Although parametric techniques can support procedures of buildings’ outdoor thermal comfort analysis, they are not a panacea resolving all issues pertaining to evaluating bodily sensations of temperature. This paper uses digital operations to chromatographically depict thermal comfort conditions. All results are based on limited parameters related to physical sensations of temperature. However, many more factors may impact buildings’ outdoor thermal comfort and human sensations of temperature. These may include the geographic situation, the landscape, and individual differences between human beings. Additionally, subjective sensations have not been factored into the digital simulation system. Overemphasizing digital techniques in physical environments may limit the success of addressing urban challenges. The digital simulation proposed in this paper can thus provide references for buildings’ outdoor thermal comfort evaluation, rather than a complete picture.

4. Conclusions

This paper experimentally generates a digital simulation system for analyzing and improving buildings’ outdoor thermal comfort in urban neighborhoods. Two neighborhoods of Beijing were nominated as research areas. Conventional UTCI measurements can reflect buildings’ outdoor thermal comfort situations by manual calculations and text-based descriptions. It calculates outdoor thermal comfort at a specific time point. Digital simulation uses more parameters to compute a volume of data (for example, climate records of one year-round period) to reflect a more accurate thermal comfort analysis. In this paper, conventional UTCI measurements and digital simulation both work on the nominated neighborhoods. The UTCI calculation results of the two approaches tend to be in accordance, while digital simulation provides a more visualized, effective, and continuous manner. Simulation experiments demonstrate the feasible application of that technology to support buildings’ outdoor thermal comfort calculation for achieving sustainable climate-sensitive territories.
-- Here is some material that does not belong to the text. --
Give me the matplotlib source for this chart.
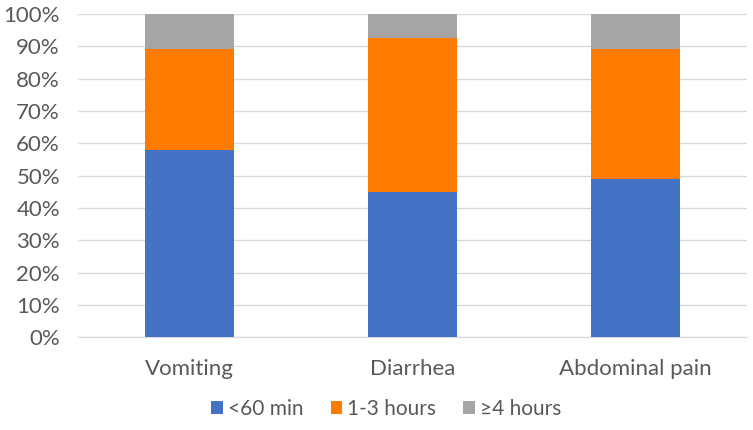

It proves simulation techniques that can provide a modeling system to assess buildings’ outdoor thermal comfort continuously and effectively. Conventional thermal comfort analysis procedures largely rely on a plethora of climate information and complex calculation with two-dimensional data. Digital techniques have the capability to present quantified thermal comfort operation results over a 12-month period. They also provide an alternative method that simulates buildings’ outdoor thermal comfort in an automatic and effective manner. Digital tools, Grasshopper 3D and Rhinoceros 3D, are used to create scripts and three-dimensional models. The results indicate that digital techniques can provide a three-dimensional modeling system to analyze buildings’ outdoor thermal comfort continuously and effectively. They do not necessarily result in a complete analysis of outdoor thermal comfort; however, the results work well as a reference for the study of outdoor thermal comfort. Longer-term, digital techniques have the potential to support architectural analysis and civil engineering study. They are convenient and effective methods for supporting the study of climate-sensitive communities and neighborhoods. Further research on digital simulation facilitating buildings’ outdoor thermal comfort analysis is indicated.